我需要的是找到一种在规则中包含标点符号的方法,这样我就可以生成如下规则,例如,在 (3) 之类的表中,如下所示:
(8) 期望规则:
S --> S , CC S .
对于我正在编写的特定应用程序,实际上需要像 (8) 这样的规则。
但是我发现在 Lisp 中这样做很困难:例如,在 (7) 中,我们观察到 (, ,) 和 (. .) 的出现,这两者在 Lisp 中处理都是有问题的。
我在下面包含了我的相关 Lisp 代码。请注意,我是一个新手 Lisp 黑客,所以我的代码不是特别漂亮或高效。如果有人能建议我如何修改下面的代码,以便我可以解析 (7) 以生成像 (3) 这样的表,其中包含像 (8) 这样的规则,我将不胜感激。
这是我与此任务相关的 Lisp 代码:
(defun WRITE-RULES-AND-COUNTS-SORTED (sent)
(multiple-value-bind (rules-list counts-list)

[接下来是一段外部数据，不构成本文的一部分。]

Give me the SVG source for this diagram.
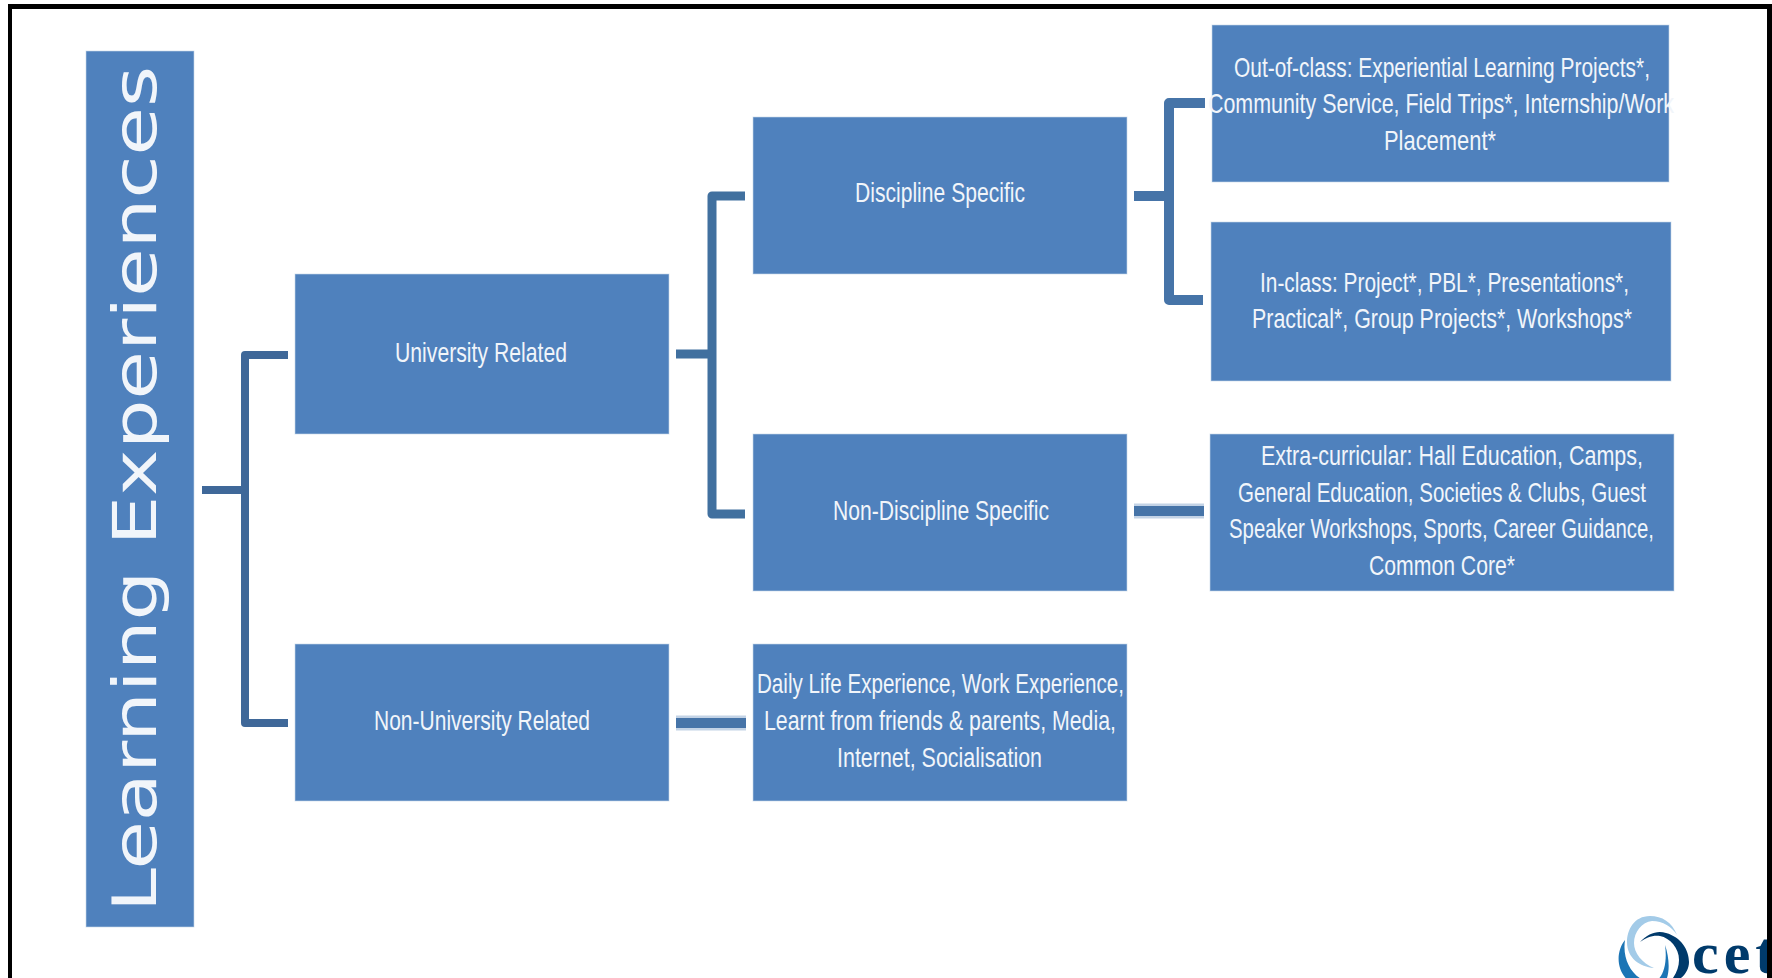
<svg xmlns="http://www.w3.org/2000/svg" width="1772" height="978" viewBox="0 0 1772 978">
<style>
.box{fill:#4f81bd;stroke:#c9d8ea;stroke-width:1;stroke-opacity:.6}
.t{font-family:"Liberation Sans",Arial,sans-serif;font-size:28px;fill:#f1f5fa}
.title{font-family:"DejaVu Sans",sans-serif;font-size:60px;fill:#f1f5fa}
.c{fill:none;stroke-linejoin:round}
.c1{stroke:#3f6899;stroke-width:8}
.c2{stroke:#41709f;stroke-width:9}
.c3{stroke:#4674a8;stroke-width:10}
.halo{fill:none;stroke:#c3d3e6;stroke-width:15}
.frame{fill:#000}
</style>
<rect width="1772" height="978" fill="#fff"/>
<g id="connectors">
<path class="c c1" d="M202 490H245M288 355H245V723H288"/>
<path class="c c2" d="M676 354H712M745 196H712V514H745"/>
<path class="c c3" d="M1134 196H1169M1205 103H1169V300H1203"/>
<path class="halo" d="M1134 511H1204M676 723H746"/>
<path class="c c3" d="M1134 511H1204M676 723H746"/>
</g>
<g id="node-learning-experiences">
<rect class="box" x="86" y="51" width="108" height="876"/>
<text class="title" transform="translate(156 912) rotate(-90)" textLength="846" lengthAdjust="spacingAndGlyphs">Learning Experiences</text>
</g>
<g id="node-university-related">
<rect class="box" x="295" y="274" width="374" height="160"/>
<text class="t" x="395" y="362" textLength="172" lengthAdjust="spacingAndGlyphs">University Related</text>
</g>
<g id="node-non-university-related">
<rect class="box" x="295" y="644" width="374" height="157"/>
<text class="t" x="374" y="730" textLength="216" lengthAdjust="spacingAndGlyphs">Non-University Related</text>
</g>
<g id="node-discipline-specific">
<rect class="box" x="753" y="117" width="374" height="157"/>
<text class="t" x="855" y="202" textLength="170" lengthAdjust="spacingAndGlyphs">Discipline Specific</text>
</g>
<g id="node-non-discipline-specific">
<rect class="box" x="753" y="434" width="374" height="157"/>
<text class="t" x="833" y="520" textLength="216" lengthAdjust="spacingAndGlyphs">Non-Discipline Specific</text>
</g>
<g id="node-daily-life">
<rect class="box" x="753" y="644" width="374" height="157"/>
<text class="t" x="757" y="693" textLength="367" lengthAdjust="spacingAndGlyphs">Daily Life Experience, Work Experience,</text>
<text class="t" x="764" y="730" textLength="352" lengthAdjust="spacingAndGlyphs">Learnt from friends &amp; parents, Media,</text>
<text class="t" x="837" y="767" textLength="205" lengthAdjust="spacingAndGlyphs">Internet, Socialisation</text>
</g>
<g id="node-out-of-class">
<rect class="box" x="1212" y="25" width="457" height="157"/>
<text class="t" x="1234" y="77" textLength="416" lengthAdjust="spacingAndGlyphs">Out-of-class: Experiential Learning Projects*,</text>
<text class="t" x="1208" y="113" textLength="466" lengthAdjust="spacingAndGlyphs">Community Service, Field Trips*, Internship/Work</text>
<text class="t" x="1384" y="150" textLength="112" lengthAdjust="spacingAndGlyphs">Placement*</text>
</g>
<g id="node-in-class">
<rect class="box" x="1211" y="222" width="460" height="159"/>
<text class="t" x="1260" y="292" textLength="369" lengthAdjust="spacingAndGlyphs">In-class: Project*, PBL*, Presentations*,</text>
<text class="t" x="1252" y="328" textLength="380" lengthAdjust="spacingAndGlyphs">Practical*, Group Projects*, Workshops*</text>
</g>
<g id="node-extra-curricular">
<rect class="box" x="1210" y="434" width="464" height="157"/>
<text class="t" x="1261" y="465" textLength="382" lengthAdjust="spacingAndGlyphs">Extra-curricular: Hall Education, Camps,</text>
<text class="t" x="1238" y="502" textLength="408" lengthAdjust="spacingAndGlyphs">General Education, Societies &amp; Clubs, Guest</text>
<text class="t" x="1229" y="538" textLength="425" lengthAdjust="spacingAndGlyphs">Speaker Workshops, Sports, Career Guidance,</text>
<text class="t" x="1369" y="575" textLength="146" lengthAdjust="spacingAndGlyphs">Common Core*</text>
</g>
<path fill="#a3cbe8" d="M1677 935C1672 922 1662 916 1650 916C1634 916 1627 930 1627 942C1627 958 1640 967 1654 968C1642 963 1634 953 1634 943C1634 932 1642 922 1652 921C1663 921 1672 927 1677 935Z"/>
<path fill="#1c75b5" d="M1625 940C1613 955 1616 985 1650 990C1670 992 1672 965 1665 945C1668 965 1662 985 1648 982C1632 977 1622 960 1625 940Z"/>
<path fill="#003a6b" d="M1640 942C1648 933 1658 930 1666 933C1681 937 1689 950 1689 962C1689 968 1686 974 1681 978L1673 978C1677 972 1679 966 1679 960C1679 948 1670 938 1660 936C1652 935 1646 938 1640 942Z"/>
<text x="1692" y="973" font-family="'Liberation Serif',serif" font-weight="700" font-size="60" letter-spacing="5" fill="#003a6b">cet</text>
<rect class="frame" x="8" y="4" width="1764" height="5"/>
<rect class="frame" x="8" y="4" width="4" height="974"/>
<rect class="frame" x="1767" y="4" width="5" height="974"/>
</svg>
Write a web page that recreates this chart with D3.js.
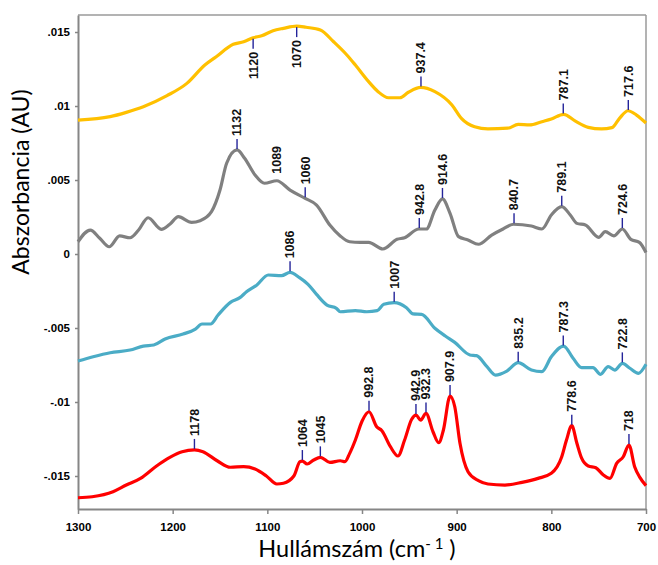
<!DOCTYPE html>
<html>
<head>
<meta charset="utf-8">
<script src="https://cdn.jsdelivr.net/npm/d3@7"></script>
<style>
body { margin: 0; background: #fff; }
</style>
</head>
<body>
<div id="chart"></div>
<script>
// spectra: [wavenumber, absorbance]
var yellowSeries = [[1300,.00905],[1266,.00928],[1249,.00957],[1231,.00995],[1206,.0107],[1185,.01153],[1166,.01277],[1154,.01333],[1136,.01417],[1125,.01434],[1115,.01461],[1106,.01475],[1094,.01509],[1083,.01525],[1069,.0154],[1059,.01532],[1044,.01514],[1030,.01434],[1016,.01345],[1007,.01277],[993,.01165],[983,.01097],[972,.01056],[960,.01056],[951,.01093],[938,.01126],[923,.01097],[905,.01007],[895,.00917],[881,.0086],[867,.00845],[846,.0085],[835,.00876],[823,.00872],[810,.00894],[800,.00912],[787,.00944],[775,.00899],[761,.00856],[747,.00845],[736,.00854],[728,.00917],[719,.00968],[710,.00939],[700,.00885]];
var graySeries = [[1300,.00083],[1287,.00162],[1277,.00106],[1267,.00049],[1256,.00122],[1245,.0011],[1236,.00162],[1226,.00245],[1212,.00167],[1203,.00201],[1194,.00252],[1180,.00214],[1171,.00225],[1159,.00286],[1150,.00432],[1143,.00613],[1132,.00703],[1124,.00647],[1113,.00534],[1103,.00478],[1090,.00495],[1076,.00432],[1060,.00376],[1048,.00331],[1034,.00196],[1023,.00122],[1013,.00083],[1002,.00079],[993,.00079],[978,.00034],[963,.00099],[955,.0011],[940,.00169],[932,.00169],[923,.00297],[915,.00372],[907,.00275],[898,.00117],[888,.00095],[877,.00066],[863,.00128],[851,.00169],[840,.00201],[821,.00189],[810,.00169],[800,.00264],[789,.0032],[780,.00264],[773,.00207],[764,.00196],[750,.00113],[743,.00151],[734,.00122],[725,.00169],[716,.00099],[707,.00079],[700,.0001]];
var blueSeries = [[1300,-.00723],[1284,-.00694],[1266,-.00667],[1245,-.00649],[1231,-.00622],[1220,-.00615],[1208,-.00574],[1189,-.00541],[1176,-.00507],[1169,-.00473],[1160,-.00473],[1152,-.00412],[1139,-.00327],[1129,-.00295],[1122,-.00255],[1111,-.00209],[1099,-.00142],[1085,-.00146],[1076,-.00124],[1066,-.0016],[1057,-.00205],[1048,-.00273],[1037,-.00345],[1027,-.00367],[1023,-.0039],[1007,-.00383],[995,-.0039],[984,-.00383],[977,-.0034],[966,-.00329],[953,-.00363],[946,-.00405],[937,-.00408],[923,-.00502],[912,-.00554],[902,-.00597],[886,-.00682],[879,-.00687],[868,-.00761],[859,-.00818],[847,-.00791],[835,-.00734],[821,-.00784],[810,-.00795],[800,-.00694],[787,-.00622],[777,-.00705],[768,-.00768],[756,-.00768],[748,-.00813],[740,-.00761],[733,-.00784],[725,-.00739],[717,-.00772],[708,-.00806],[700,-.00745]];
var redSeries = [[1300,-.01647],[1285,-.0164],[1263,-.01606],[1249,-.01561],[1234,-.01516],[1217,-.01432],[1203,-.01374],[1190,-.01336],[1177,-.01324],[1168,-.01336],[1153,-.01397],[1139,-.01441],[1125,-.01437],[1113,-.01453],[1101,-.015],[1090,-.01554],[1083,-.01549],[1072,-.015],[1065.5,-.01403],[1063,-.01399],[1058,-.01419],[1051,-.01392],[1044,-.01374],[1034,-.01408],[1023,-.01397],[1018,-.01403],[1013,-.01347],[1007,-.01257],[1000,-.0113],[992.6,-.01066],[984.5,-.01167],[979,-.01194],[970,-.01302],[962,-.01365],[955,-.01257],[947.5,-.01117],[943,-.01088],[938,-.01122],[932.4,-.01077],[925,-.01201],[919,-.01275],[914,-.01189],[907,-.0096],[902,-.01032],[896.5,-.01279],[888,-.01471],[877,-.01532],[867,-.01554],[849,-.01561],[831,-.01543],[814,-.01516],[800,-.01482],[789,-.0137],[784,-.01257],[778.4,-.0116],[773,-.01279],[768,-.0138],[761,-.01432],[753,-.01444],[745,-.01493],[738,-.01516],[731,-.01415],[724,-.0137],[718,-.01291],[712,-.01437],[706.5,-.01509],[700,-.01565]];

// peak labels: [text, wavenumber where the marker sits, below?]
var yellowPeaks = [["1120",1115,true],["1070",1069,true],["937.4",937.7],["787.1",787.4],["717.6",718.7]];
var grayPeaks = [["1132",1132],["1089",1090],["1060",1060],["942.8",939.5],["914.6",915],["840.7",839.4],["789.1",789],["724.6",725]];
var bluePeaks = [["1086",1076],["1007",966],["835.2",835],["787.3",787.4],["722.8",725]];
var redPeaks = [["1178",1177],["1064",1063],["1045",1044],["992.8",992.6],["942.9",943],["932.3",932.4],["907.9",907],["778.6",778.4],["718",718]];

var xTicks = [1300,1200,1100,1000,900,800,700];
var yTicks = [.015,.01,.005,0,-.005,-.01,-.015];
var yTickLabels = [".015",".01",".005","0","-.005","-.01","-.015"];

var width = 658, height = 565;
var plotLeft = 78, plotRight = 646, plotTop = 15, plotBottom = 509;
var tickFont = "'Liberation Sans', Arial, sans-serif";
var titleFont = "Lato, 'Open Sans', sans-serif";
var markColor = "#24249a";

var svg = d3.select("#chart").append("svg")
  .attr("width", width)
  .attr("height", height);

var x = d3.scaleLinear().domain([1300, 700]).range([plotLeft, plotRight]);
var y = d3.scaleLinear().domain([-.01723, .01615]).range([plotBottom, plotTop]);

// frame (top + right are thin)
svg.append("line").call(lineAttr, "#9a9a9a", 1.5, plotLeft, plotTop, plotRight, plotTop);
svg.append("line").call(lineAttr, "#9a9a9a", 1.5, plotRight, plotTop, plotRight, plotBottom);

var xAxis = svg.append("g")
  .attr("transform", "translate(0," + plotBottom + ")")
  .call(d3.axisBottom(x).tickValues(xTicks).tickFormat(d3.format("d")).tickSize(5).tickSizeOuter(0).tickPadding(9));
var yAxis = svg.append("g")
  .attr("transform", "translate(" + plotLeft + ",0)")
  .call(d3.axisLeft(y).tickValues(yTicks).tickFormat(function(d, i) { return yTickLabels[i]; }).tickSize(3).tickSizeOuter(0).tickPadding(5));

[xAxis, yAxis].forEach(function(a) {
  a.select(".domain").attr("stroke", "#868686").attr("stroke-width", 2);
  a.selectAll(".tick line").attr("stroke", "#868686").attr("stroke-width", 1.5);
  a.selectAll(".tick text")
    .attr("fill", "#000")
    .attr("font-family", tickFont)
    .attr("font-weight", "bold")
    .attr("font-size", "11.5px");
});

var line = d3.line()
  .x(function(d) { return x(d[0]); })
  .y(function(d) { return y(d[1]); })
  .curve(d3.curveMonotoneX);

var spectra = [
  {data: yellowSeries, peaks: yellowPeaks, color: "#FFC000"},
  {data: graySeries, peaks: grayPeaks, color: "#808080"},
  {data: blueSeries, peaks: bluePeaks, color: "#4BACC6"},
  {data: redSeries, peaks: redPeaks, color: "#FF0000"}
];

spectra.forEach(function(s) {
  svg.append("path")
    .datum(s.data)
    .attr("fill", "none")
    .attr("stroke", s.color)
    .attr("stroke-width", 3.2)
    .attr("stroke-linejoin", "round")
    .attr("d", line);
});

spectra.forEach(function(s) {
  s.peaks.forEach(function(p) {
    var px = x(p[1]);
    var cy = y(valueAt(s.data, p[1]));
    var below = p[2] === true;
    var dir = below ? 1 : -1;
    var tickLen = p[0] === "1089" ? 0 : 11;
    var gap = p[0] === "1089" ? 7 : 3;
    if (tickLen > 0) {
      svg.append("line").call(lineAttr, markColor, 1.4, px, cy + dir * 1, px, cy + dir * tickLen);
    }
    svg.append("text")
      .attr("transform", "translate(" + px + "," + (cy + dir * (tickLen + gap)) + ") rotate(-90)")
      .attr("text-anchor", below ? "end" : "start")
      .attr("dy", "0.35em")
      .attr("font-weight", "bold")
      .call(textAttr, "#111", tickFont, "12.5px")
      .text(p[0]);
  });
});

// axis titles
svg.append("text")
  .attr("transform", "translate(21,182) rotate(-90)")
  .attr("text-anchor", "middle")
  .attr("dy", "0.35em")
  .call(textAttr, "#000", titleFont, "23px")
  .text("Abszorbancia (AU)");

var xTitle = svg.append("text")
  .attr("x", 357)
  .attr("y", 557)
  .attr("text-anchor", "middle")
  .call(textAttr, "#000", titleFont, "23.5px");
xTitle.append("tspan").text("Hullámszám (cm");
xTitle.append("tspan").attr("dy", -8).attr("font-size", "15px").text("- 1");
xTitle.append("tspan").attr("dy", 8).text(" )");

function valueAt(data, w) {
  for (var i = 0; i < data.length - 1; i++) {
    var a = data[i], b = data[i + 1];
    if (w <= a[0] && w >= b[0]) {
      var t = (a[0] - w) / (a[0] - b[0]);
      return a[1] + t * (b[1] - a[1]);
    }
  }
  return data[data.length - 1][1];
}

function lineAttr(selection, stroke, strokeWidth, x1, y1, x2, y2) {
  selection
    .attr("stroke", stroke)
    .attr("stroke-width", strokeWidth)
    .attr("x1", x1)
    .attr("y1", y1)
    .attr("x2", x2)
    .attr("y2", y2);
}

function textAttr(selection, fill, fontFamily, fontSize) {
  selection
    .attr("fill", fill)
    .attr("font-family", fontFamily)
    .attr("font-size", fontSize);
}
</script>
</body>
</html>
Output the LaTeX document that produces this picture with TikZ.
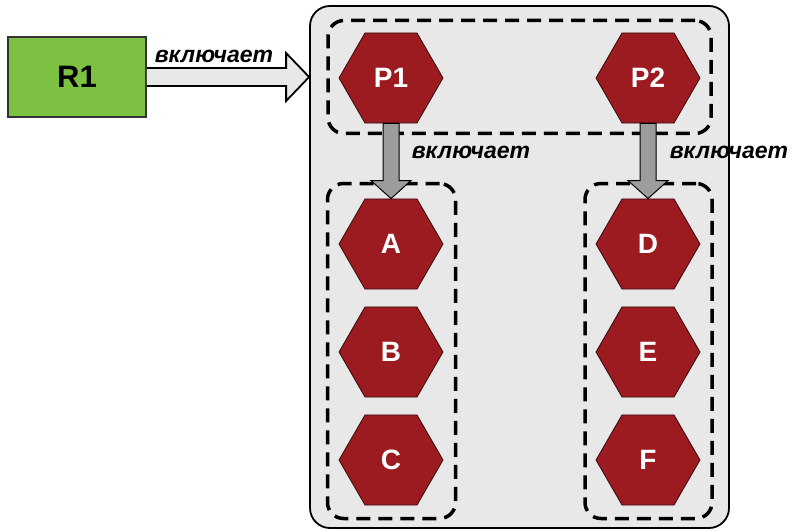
\documentclass[tikz,border=0pt]{standalone}
\usepackage{fontspec}
\setmainfont{Liberation Sans}
\usetikzlibrary{shapes.geometric, positioning, calc}
\definecolor{rgreen}{HTML}{7DC142}
\definecolor{hexred}{HTML}{9B1B20}
\definecolor{hexline}{HTML}{3A0A0A}
\definecolor{boxgray}{HTML}{E8E8E8}
\definecolor{arrgray}{HTML}{9C9C9C}

\tikzset{
    proc/.style={regular polygon, regular polygon sides=6, minimum size=104pt, inner sep=0pt,
        fill=hexred, draw=hexline, line width=0.8pt, text=white,
        font=\fontsize{28}{28}\selectfont\bfseries},
    grp/.style={draw, rounded corners=16pt, line width=3.5pt, dash pattern=on 14pt off 8pt},
    lbl/.style={font=\fontsize{23}{23}\selectfont\bfseries\itshape},
}

\begin{document}
\begin{tikzpicture}[x=1pt, y=-1pt]
        \useasboundingbox (0,0) rectangle (792,532);

        \node[draw, fill=boxgray, rounded corners=20pt, line width=1.8pt,
            minimum width=419pt, minimum height=522pt] (sys) at (519.5,267) {}; % system
        \node[draw=black!80, fill=rgreen, line width=1.5pt, minimum width=138pt, minimum height=80pt,
            font=\fontsize{31}{31}\selectfont\bfseries] (R1) at (77,77) {R1}; % R1

        % groups
        \node[grp, minimum width=383pt, minimum height=113pt] (top) at (519.5,77) {};
        \node[grp, minimum width=128pt, minimum height=335pt] (left) at (391.5,351) {};
        \node[grp, minimum width=127pt, minimum height=335pt] (right) at (648.5,351) {};

        % processes
        \node[proc] (P1) at (391,78) {P1}; % P1
        \node[proc] (P2) at (648,78) {P2}; % P2
        \node[proc] (A) at (391,244) {A}; % A
        \node[proc] (B) at (391,352) {B}; % B
        \node[proc] (C) at (391,460) {C}; % C
        \node[proc] (D) at (648,244) {D}; % D
        \node[proc] (E) at (648,352) {E}; % E
        \node[proc] (F) at (648,460) {F}; % F

        % R1 -> top
        \coordinate (tip) at (sys.west |- R1.east);
        \draw[fill=boxgray, line width=1.8pt, line join=miter]
            ($(R1.east)+(0,-9)$) -- ($(tip)+(-23,-9)$) -- ($(tip)+(-23,-24)$) -- (tip)
            -- ($(tip)+(-23,24)$) -- ($(tip)+(-23,9)$) -- ($(R1.east)+(0,9)$);

        % P1 -> left, P2 -> right
        \draw[fill=arrgray, line width=1pt]
            ($(P1.south)+(-8,0)$) -- ($(A.north)+(-8,-18)$) -- ($(A.north)+(-20,-18)$) -- (A.north)
            -- ($(A.north)+(20,-18)$) -- ($(A.north)+(8,-18)$) -- ($(P1.south)+(8,0)$) -- cycle;
        \draw[fill=arrgray, line width=1pt]
            ($(P2.south)+(-8,0)$) -- ($(D.north)+(-8,-18)$) -- ($(D.north)+(-20,-18)$) -- (D.north)
            -- ($(D.north)+(20,-18)$) -- ($(D.north)+(8,-18)$) -- ($(P2.south)+(8,0)$) -- cycle;

        % labels
        \node[lbl] (inc1) at (214,56) {включает};
        \node[lbl] (inc2) at (471,152) {включает};
        \node[lbl] (inc3) at (729,152) {включает};
\end{tikzpicture}
\end{document}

(COUNT-RULES-OCCURRENCES sent)
(setf comblist (sort (pairlis rules-list counts-list) #'> :key #'cdr))
(format t "~%")
(do ((i 0 (incf i)))
((= i (length comblist)) NIL)
(format t "~A~26T~A~%" (car (nth i comblist)) (cdr (nth i comblist))))
(format t "~%")))
(defun COUNT-RULES-OCCURRENCES (sent)
(let* ((original-rules-list (EXTRACT-GRAMMAR sent))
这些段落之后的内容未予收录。